How to update your OKRs

4 minutes

Updating OKRs 

Defining objectives and key results is just the beginning of your OKR journey as a manager. One of the best ways to encourage and track a sense of progress with your team is in how you update your team’s OKR’s. While the objective should stay the same, key results are updated continually throughout the quarter.

These updates are important for a few key reasons:

  1. They provide transparency to your peers and can save time and energy in wondering what other teams are working on and why.
  2. They contribute to a sense of meaningful progress. Research from Teresa Amabile at Harvard Business School found that making progress on a meaningful goal is the single biggest contributor to employee motivation.
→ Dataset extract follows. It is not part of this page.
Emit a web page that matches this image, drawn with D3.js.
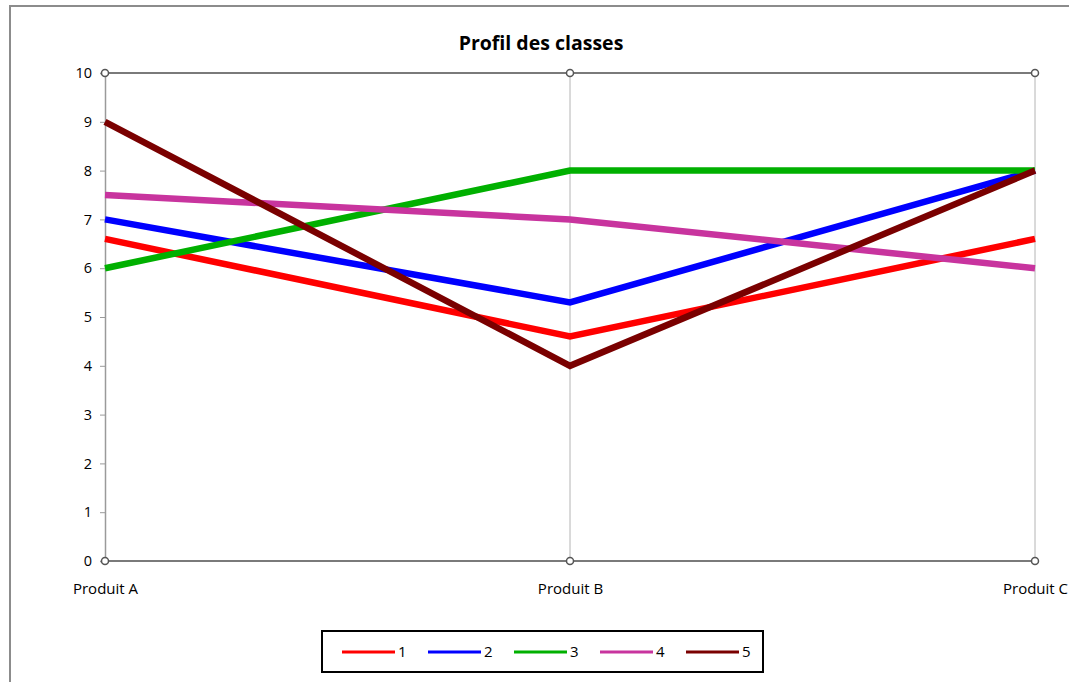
<!DOCTYPE html>
<html>
<head>
<meta charset="utf-8">
<script src="https://cdn.jsdelivr.net/npm/d3@7"></script>
<style>
  body { margin: 0; background: #fff; }
  svg { display: block; font-family: "Open Sans", "Noto Sans", sans-serif; }
</style>
</head>
<body>
<div id="chart"></div>
<script>
var categories = ["Produit A", "Produit B", "Produit C"];
var seriesNames = ["1", "2", "3", "4", "5"];
var serie1 = [6.6, 4.6, 6.6];
var serie2 = [7.0, 5.3, 8.0];
var serie3 = [6.0, 8.0, 8.0];
var serie4 = [7.5, 7.0, 6.0];
var serie5 = [9.0, 4.0, 8.0];
var yTicks = [0, 1, 2, 3, 4, 5, 6, 7, 8, 9, 10];
var colors = ["#ff0000", "#0000ff", "#00b000", "#c8349e", "#7a0000"];

var allSeries = [serie1, serie2, serie3, serie4, serie5];

var W = 1069, H = 682;
var margin = {top: 73, left: 105, right: 34, bottom: 121};
var width = W - margin.left - margin.right,
    height = H - margin.top - margin.bottom;

var svg = d3.select("#chart").append("svg")
  .attr("width", W)
  .attr("height", H);

// outer frame
svg.append("rect")
  .attr("x", 10).attr("y", 6)
  .attr("width", W).attr("height", H)
  .attr("fill", "none")
  .attr("stroke", "#8c8c8c")
  .attr("stroke-width", 2);

svg.append("text")
  .attr("x", 541).attr("y", 50)
  .attr("text-anchor", "middle")
  .attr("font-size", "19.5px")
  .attr("font-weight", "bold")
  .attr("fill", "#000")
  .text("Profil des classes");

var g = svg.append("g")
  .attr("transform", "translate(" + margin.left + "," + margin.top + ")");

var x = d3.scalePoint().domain(categories).range([0, width]);
var y = d3.scaleLinear().domain([0, 10]).range([height, 0]);

// vertical grid lines at categories
g.selectAll(".vgrid")
  .data(categories.slice(1))
  .enter().append("line")
    .attr("x1", function(d) { return x(d); })
    .attr("x2", function(d) { return x(d); })
    .attr("y1", 0).attr("y2", height)
    .attr("stroke", "#b4b4b4")
    .attr("stroke-width", 1);

// y axis
var yAxis = d3.axisLeft(y).tickValues(yTicks).tickSize(5).tickPadding(8);
g.append("g")
  .call(yAxis)
  .call(function(s) {
    s.select(".domain").attr("stroke", "#9a9a9a").attr("stroke-width", 1.5);
    s.selectAll(".tick line").attr("stroke", "#9a9a9a");
    s.selectAll(".tick text").attr("font-size", "14.5px").attr("fill", "#000")
      .attr("font-family", "'Open Sans', sans-serif");
  });

// top and bottom horizontal lines
g.selectAll(".hline")
  .data([0, 10])
  .enter().append("line")
    .attr("x1", 0).attr("x2", width)
    .attr("y1", function(d) { return y(d); })
    .attr("y2", function(d) { return y(d); })
    .attr("stroke", "#7a7a7a")
    .attr("stroke-width", 2);

// x axis labels
var xAxis = d3.axisBottom(x).tickSize(0).tickPadding(22);
g.append("g")
  .attr("transform", "translate(0," + height + ")")
  .call(xAxis)
  .call(function(s) {
    s.select(".domain").remove();
    s.selectAll(".tick text").attr("font-size", "15px").attr("fill", "#000")
      .attr("font-family", "'Open Sans', sans-serif");
  });

// lines
var line = d3.line()
  .x(function(d, i) { return x(categories[i]); })
  .y(function(d) { return y(d); });

g.selectAll(".serie")
  .data(allSeries)
  .enter().append("path")
    .attr("class", "serie")
    .attr("d", line)
    .attr("fill", "none")
    .attr("stroke", function(d, i) { return colors[i]; })
    .attr("stroke-width", 6.5)
    .attr("stroke-linejoin", "miter");

// corner markers
var corners = [];
categories.forEach(function(c) { corners.push([c, 10]); corners.push([c, 0]); });
g.selectAll(".corner")
  .data(corners)
  .enter().append("circle")
    .attr("cx", function(d) { return x(d[0]); })
    .attr("cy", function(d) { return y(d[1]); })
    .attr("r", 3.5)
    .attr("fill", "#fff")
    .attr("stroke", "#555")
    .attr("stroke-width", 1.5);

// legend
var legend = svg.append("g").attr("transform", "translate(322,631)");
legend.append("rect")
  .attr("width", 441).attr("height", 41)
  .attr("fill", "#fff")
  .attr("stroke", "#000")
  .attr("stroke-width", 2);

var items = legend.selectAll(".legend")
  .data(seriesNames)
  .enter().append("g")
    .attr("transform", function(d, i) { return "translate(" + (20 + i * 86) + ",21)"; });

items.append("line")
  .attr("x1", 0).attr("x2", 53)
  .attr("stroke", function(d, i) { return colors[i]; })
  .attr("stroke-width", 3);

items.append("text")
  .attr("x", 56)
  .attr("dy", "0.35em")
  .attr("font-size", "15px")
  .attr("fill", "#000")
  .text(function(d) { return d; });
</script>
</body>
</html>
Research from the University of Sheffield also found that monitoring and sharing progress publicly increases the chances of attaining the goal.

Our OKR update cadence

  1. Step One: Beginning of each quarter: Draft and review your team’s OKR’s and your own
  2. Step Two: Weekly team meeting: Give constructive feedback and praise related to OKR’s, and discuss schedules and resources.
  3. Step Three: Weekly Updates: use the inputs from your team meeting to do a weekly update in your tracker
  4. Step Four: Monthly Department Head meeting: Present the progress towards quarterly KR’s, showcase OKR-related initiatives
  5. Step five: End of each quarter: Executive team update. Score and give an update on your teams OKR’s

This Pyn discusses steps 2-4.

Step 2: weekly team meeting 

Ask your team to update their KR’s in your tracker before each meeting: (1) update the score (if changed), (2) indicate their confidence level, and (3) provide a little context on its progress. Confidence levels are tracked by selecting one of the following responses. If there is no change they should still provide context.
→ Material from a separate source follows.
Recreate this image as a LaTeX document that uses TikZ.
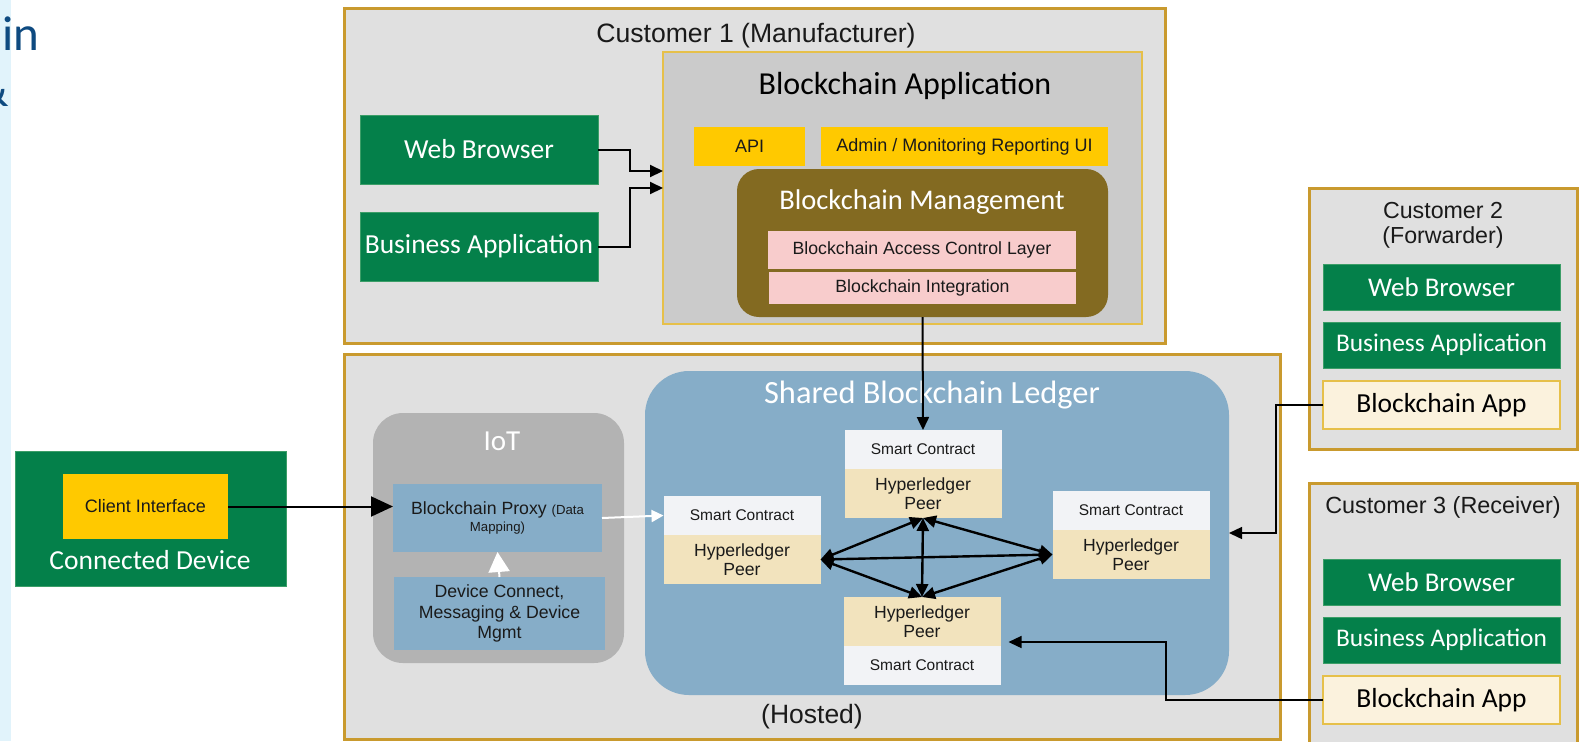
\documentclass[tikz,border=0pt]{standalone}
\usepackage{fontspec}
\setmainfont{Liberation Sans}
\newfontfamily\calibri{Carlito}
\usetikzlibrary{positioning,arrows.meta}

\definecolor{custfill}{HTML}{E0E0E0}
\definecolor{custline}{HTML}{C99A2E}
\definecolor{appgreen}{HTML}{04804A}
\definecolor{appgreenline}{HTML}{3C9E68}
\definecolor{apifill}{HTML}{FFC900}
\definecolor{appfill}{HTML}{CBCBCB}
\definecolor{appline}{HTML}{E6C04A}
\definecolor{mgmtfill}{HTML}{836A21}
\definecolor{pinkfill}{HTML}{F8CCCC}
\definecolor{iotfill}{HTML}{B3B3B3}
\definecolor{ledgerfill}{HTML}{86ADC8}
\definecolor{scfill}{HTML}{F2F3F6}
\definecolor{peerfill}{HTML}{F2E3BD}
\definecolor{bcappfill}{HTML}{FBF2DD}
\definecolor{slideblue}{HTML}{0E4A80}
\definecolor{slidestrip}{HTML}{E1F3FB}
\definecolor{textdark}{HTML}{1A1A1A}

\tikzset{
  area/.style n args={4}{at={({(#1+#3)/2},{(#2+#4)/2})}, minimum width={(#3-#1)*0.5pt},
    minimum height={(#4-#2)*0.5pt}, inner sep=0pt, outer sep=0pt},
  customer/.style={draw=custline, line width=1.5pt, fill=custfill},
  greenbox/.style={draw=appgreenline, line width=0.5pt, fill=appgreen, text=white, inner sep=0pt,
    font=\calibri\fontsize{13.75}{16}\selectfont},
  yellowbox/.style={fill=apifill, text=textdark, font=\fontsize{9}{11}\selectfont},
  pinkbox/.style={fill=pinkfill, text=textdark, font=\fontsize{8.85}{11}\selectfont},
  bluebox/.style={fill=ledgerfill, align=center, text=textdark,
    font=\fontsize{8.85}{10.4}\selectfont},
  scbox/.style={fill=scfill, inner sep=0pt, outer sep=0pt, minimum width=78.5pt,
    minimum height=19.5pt, text=textdark, font=\fontsize{7.75}{9}\selectfont},
  peerbox/.style={fill=peerfill, inner sep=0pt, outer sep=0pt, minimum width=78.5pt,
    minimum height=24.5pt, align=center, text=textdark, font=\fontsize{8.8}{9.6}\selectfont},
  stackbox/.style={greenbox, outer sep=0pt, minimum width=118.5pt, minimum height=23pt},
  appbox/.style={draw=appline, line width=0.75pt, fill=bcappfill, inner sep=0pt, outer sep=0pt,
    minimum width=118.5pt, minimum height=24pt, font=\calibri\fontsize{13.75}{16}\selectfont},
  title/.style={inner sep=0pt, text=textdark, font=\fontsize{12.3}{12.5}\selectfont},
  whitetitle/.style={inner sep=0pt, text=white, font=\calibri\fontsize{14.25}{16}\selectfont},
  arr/.style={-{Triangle[length=6.5pt,width=6pt]}, line width=1pt, black},
  thinarr/.style={arr, line width=0.7pt},
  warr/.style={-{Triangle[length=6pt,width=6pt]}, line width=1pt, white},
  peerarr/.style={{Triangle[length=6.5pt,width=6pt]}-{Triangle[length=6.5pt,width=6pt]},
    line width=1.2pt, black},
}

\begin{document}
\begin{tikzpicture}[x=0.5pt,y=-0.5pt]
\useasboundingbox (0,0) rectangle (1580,741);

 % slide remains on the left
\fill[slidestrip] (0,0) rectangle (11,741);
\node[anchor=base west, inner sep=0pt, text=slideblue, font=\calibri\fontsize{24.5}{26}\selectfont]
  (slidein) at (2,50) {in};
\node[anchor=base east, inner sep=0pt, text=slideblue, font=\calibri\fontsize{24.5}{26}\selectfont]
  (slideamp) at (9,106) {\&};

 % Customer 1
\node[customer, area={344}{8}{1165}{343}] (cust1) {};
\node[title, font=\fontsize{13.3}{14}\selectfont] (cust1title) at (756,36) {Customer 1 (Manufacturer)};

\node[draw=appline, line width=0.75pt, fill=appfill, area={663}{52}{1142}{324}] (bcapp) {};
\node[inner sep=0pt, font=\calibri\fontsize{16}{18}\selectfont] (bcapptitle) at (905,86) {Blockchain Application};
\node[yellowbox, area={694}{127}{805}{166}] (api) {API};
\node[yellowbox, area={821}{127}{1108}{166}] (admin) {Admin / Monitoring Reporting UI};

\node[fill=mgmtfill, rounded corners=11pt, area={737}{169}{1108}{317}] (mgmt) {};
\node[whitetitle] (mgmttitle) at (922,202) {Blockchain Management};
\node[pinkbox, area={768}{231}{1076}{269}] (access) {Blockchain Access Control Layer};
\node[pinkbox, area={769}{272}{1076}{304}] (integ) {Blockchain Integration};

\node[greenbox, area={360}{115}{598}{184}] (c1web) {Web Browser};
\node[greenbox, area={360}{212}{598}{281}] (c1biz) {Business Application};

\draw[arr] (c1web.east) -- ++(32,0) |- ([yshift=8.5pt]bcapp.west);
\draw[arr] (c1biz.east) -- ++(32,0) |- (bcapp.west);

 % Hosted part
\node[customer, area={344}{354}{1280}{739}] (hosted) {};
\node[title, font=\fontsize{13.25}{14}\selectfont] (hostedtitle) at (812,717) {(Hosted)};

\node[fill=iotfill, rounded corners=15pt, area={373}{413}{624}{663}] (iot) {};
\node[whitetitle, font=\calibri\fontsize{14.5}{16}\selectfont] (iottitle) at (502,441) {IoT};
\node[bluebox, area={393}{484}{602}{552}] (proxy)
  {Blockchain Proxy {\fontsize{6.6}{8}\selectfont(Data}\\[-2pt]{\fontsize{6.6}{8}\selectfont Mapping)}};
\node[bluebox, area={394}{577}{605}{650}] (device) {Device Connect,\\Messaging \& Device\\Mgmt};
\draw[warr, -{Triangle[length=10pt,width=10.5pt]}] (device.north) -- (proxy.south);

\node[fill=ledgerfill, rounded corners=22pt, area={645}{371}{1229}{695}] (ledger) {};
\node[whitetitle, font=\calibri\fontsize{16.2}{18}\selectfont] (ledgertitle) at (932,395) {Shared Blockchain Ledger};

 % Peers
\node[scbox] (tsc) at (923,449.5) {Smart Contract};
\node[peerbox, below=0pt of tsc] (thp) {Hyperledger\\Peer};
\node[scbox] (lsc) at (742,515.5) {Smart Contract};
\node[peerbox, below=0pt of lsc] (lhp) {Hyperledger\\Peer};
\node[scbox] (rsc) at (1131,510.5) {Smart Contract};
\node[peerbox, below=0pt of rsc] (rhp) {Hyperledger\\Peer};
\node[peerbox] (bhp) at (922,621.5) {Hyperledger\\Peer};
\node[scbox, below=0pt of bhp] (bsc) {Smart Contract};

\foreach \a/\b in {lhp.east/rhp.west, thp.south/bhp.north, lhp.east/thp.south,
                   lhp.east/bhp.north, rhp.west/thp.south, rhp.west/bhp.north}
  \draw[peerarr] (\a) -- (\b);

\draw[arr] (mgmt.south) -- (tsc.north);
\draw[warr] (proxy.east) -- (lsc.west);

 % Customer 2 and 3
\node[customer, area={1309}{188}{1577}{449}] (cust2) {};
\node[title, align=center, font=\fontsize{11.6}{12.6}\selectfont] (cust2title) at (1443,225) {Customer 2\\(Forwarder)};
\node[stackbox, font=\calibri\fontsize{13.5}{16}\selectfont] (c2web) at (1441.5,287) {Web Browser};
\node[stackbox, below=6pt of c2web, font=\calibri\fontsize{12.7}{16}\selectfont] (c2biz) {Business Application};
\node[appbox, below=6.5pt of c2biz] (c2app) {Blockchain App};

\node[customer, area={1309}{483}{1577}{770}] (cust3) {};
\node[title, font=\fontsize{11.7}{12.6}\selectfont] (cust3title) at (1443,507) {Customer 3 (Receiver)};
\node[stackbox, font=\calibri\fontsize{13.5}{16}\selectfont] (c3web) at (1441.5,582) {Web Browser};
\node[stackbox, below=6pt of c3web, font=\calibri\fontsize{12.7}{16}\selectfont] (c3biz) {Business Application};
\node[appbox, below=6.5pt of c3biz] (c3app) {Blockchain App};

\draw[thinarr] (c2app.west) -- ++(-47,0) |- (ledger.east);
\draw[thinarr] (c3app.west) -- ++(-157,0) |- ([xshift=4pt,yshift=-10.25pt]bhp.east);

 % Connected device
\node[greenbox, area={15}{451}{286}{586}] (device0) {};
\node[yellowbox, area={63}{474}{228}{539}] (client) {Client Interface};
\node[inner sep=0pt, text=white, font=\calibri\fontsize{13.75}{16}\selectfont] (devtitle) at (150,560) {Connected Device};
\draw[arr, -{Triangle[length=11pt,width=10pt]}] (client.east) -- (proxy.west |- client.east);

\end{tikzpicture}
\end{document}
No need for a long meeting. Make it short, straight to the point, and useful. 30 minutes or less will do. Note: limit how often you ask your employees for updates. Once a week will do! The more updates you ask your team to do, the less time they will have to work on their goals - or the less value they will see in the updates because they are rushed to focus on deliverables.

The purpose is to ensure fast feedback loops. It’s ok for KR’s to not be on track. Ask your team these three questions:

  1. Where are we today?
  2. How does that compare to expectations?
  3. Do we need to do anything differently?
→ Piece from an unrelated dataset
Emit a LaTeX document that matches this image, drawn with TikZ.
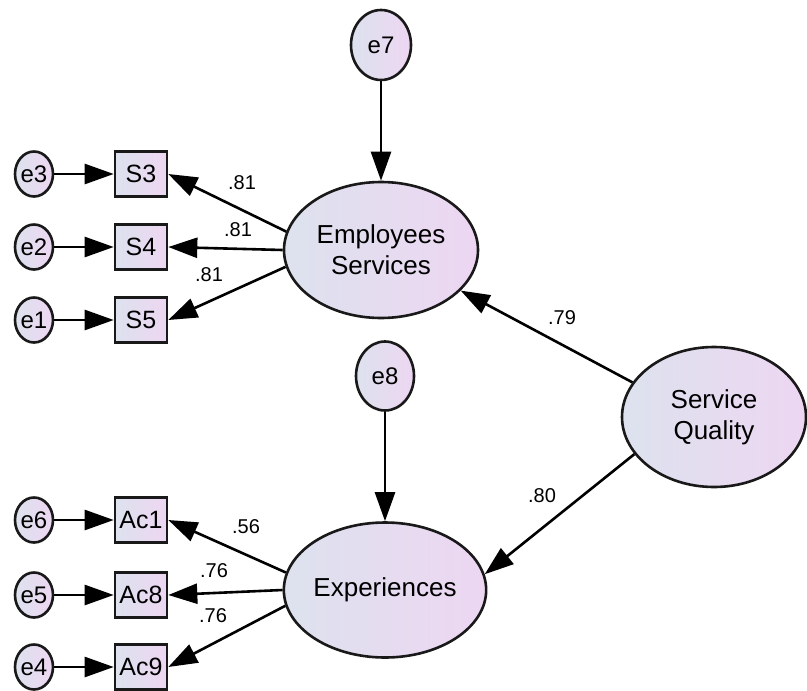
\documentclass[tikz,border=0pt]{standalone}
\usepackage{fontspec}
\setmainfont{Liberation Sans}
\usetikzlibrary{shapes, arrows.meta, positioning, calc}

\definecolor{semleft}{RGB}{221,226,238}
\definecolor{semright}{RGB}{237,214,242}

\tikzset{
	sem/.style={draw=black!90, line width=1.3pt, left color=semleft, right color=semright},
	latent/.style={sem, ellipse, inner sep=0pt, align=center, font=\fontsize{13}{15.5}\selectfont},
	errvar/.style={sem, ellipse, inner sep=0pt, font=\fontsize{12}{14}\selectfont},
	obs/.style={sem, rectangle, minimum width=26pt, minimum height=22.5pt, inner sep=0pt, font=\fontsize{12.5}{14}\selectfont},
	regpath/.style={line width=1.3pt, -{Triangle[length=14.5pt,width=10pt]}},
	coef/.style={inner sep=0pt, font=\fontsize{10}{12}\selectfont}
}

\begin{document}
\begin{tikzpicture}[x=0.5pt, y=-0.5pt]
		\useasboundingbox (0,0) rectangle (807,690);
		% latent factors
		\node[latent, minimum width=97pt, minimum height=68pt] (ES) at (381,250) {Employees\\Services};
		\node[latent, minimum width=96.5pt, minimum height=67.5pt] (Exp) at (385,590) {Experiences};
		\node[latent, minimum width=92pt, minimum height=70pt] (SQ) at (714,417) {Service\\Quality};
		% disturbances
		\node[errvar, minimum width=30pt, minimum height=35pt] (e7) at (381,45) {e7};
		\node[errvar, minimum width=29pt, minimum height=34.5pt] (e8) at (385,376) {e8};
		\draw[regpath] (e7) -- (ES);
		\draw[regpath] (e8) -- (Exp);
		\draw[regpath] (SQ.157) -- (ES.333);
		\draw[regpath] (SQ.205) -- (Exp.9);
		\node[coef] (l79) at (562,318) {.79};
		\node[coef] (l80) at (542,496) {.80};
		% indicators
		\foreach \e/\s/\f/\y/\a/\lx/\ly/\v in {
			e3/S3/ES/174/169/242/183/.81,
			e2/S4/ES/247/180/238/230/.81,
			e1/S5/ES/320/190/209/275/.81,
			e6/Ac1/Exp/520/170/246/527/.56,
			e5/Ac8/Exp/595/180/214/571/.76,
			e4/Ac9/Exp/667/189/213/616/.76}{
			\node[obs] (\s) at (141,\y) {\s};
			\node[errvar, minimum width=19pt, minimum height=22.5pt] (\e) at (34,\y) {\e};
			\draw[regpath] (\e) -- (\s);
			\draw[regpath] (\f.\a) -- (\s.east);
			\node[coef] (l\s) at (\lx,\ly) {\v};
		}
	\end{tikzpicture}
\end{document}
The most important component of the meeting is not the KR number/score but the discussion that follows because of it. As you get closer to the end of the quarter when you will be scoring your OKR’s, be sure to pay close attention to any roadblocks getting in the way.

Step 3: weekly updates

Please update your OKR’s on a weekly basis even if you don’t have any progress to report. Use inputs from your team meeting to inform.

  1. Update the actual value on your team’s KR’s tracker. Let’s say your key result is “increase customer satisfaction rate to 90%” and your number last week was 65. If your number has changed, you can update it. Or skip this step if there’s no change.
  2. Write a short note giving more context on why there is, or isn’t, progress on KR’s.
  3. Adjust your confidence level (either: on track, needs attention, at risk). Based on how the KR is progressing, what are the chances of making the target? Provide context on roadblocks

Step 4: monthly department head meeting 

Each month is an opportunity to present the progress towards quarterly KR’s and showcase OKR-related initiatives with department heads. Much like the weekly team meeting, the main intent here is to remove roadblocks.

Be sure to update your Key Results at least 2 days before the meeting in [this] document and be prepared to present about their status using the same confidence level metrics:

There will also be 30 minutes set aside to share quick wins, updates, and blockers on OKR related initiatives. Be sure you are rotating the projects and individuals you highlight.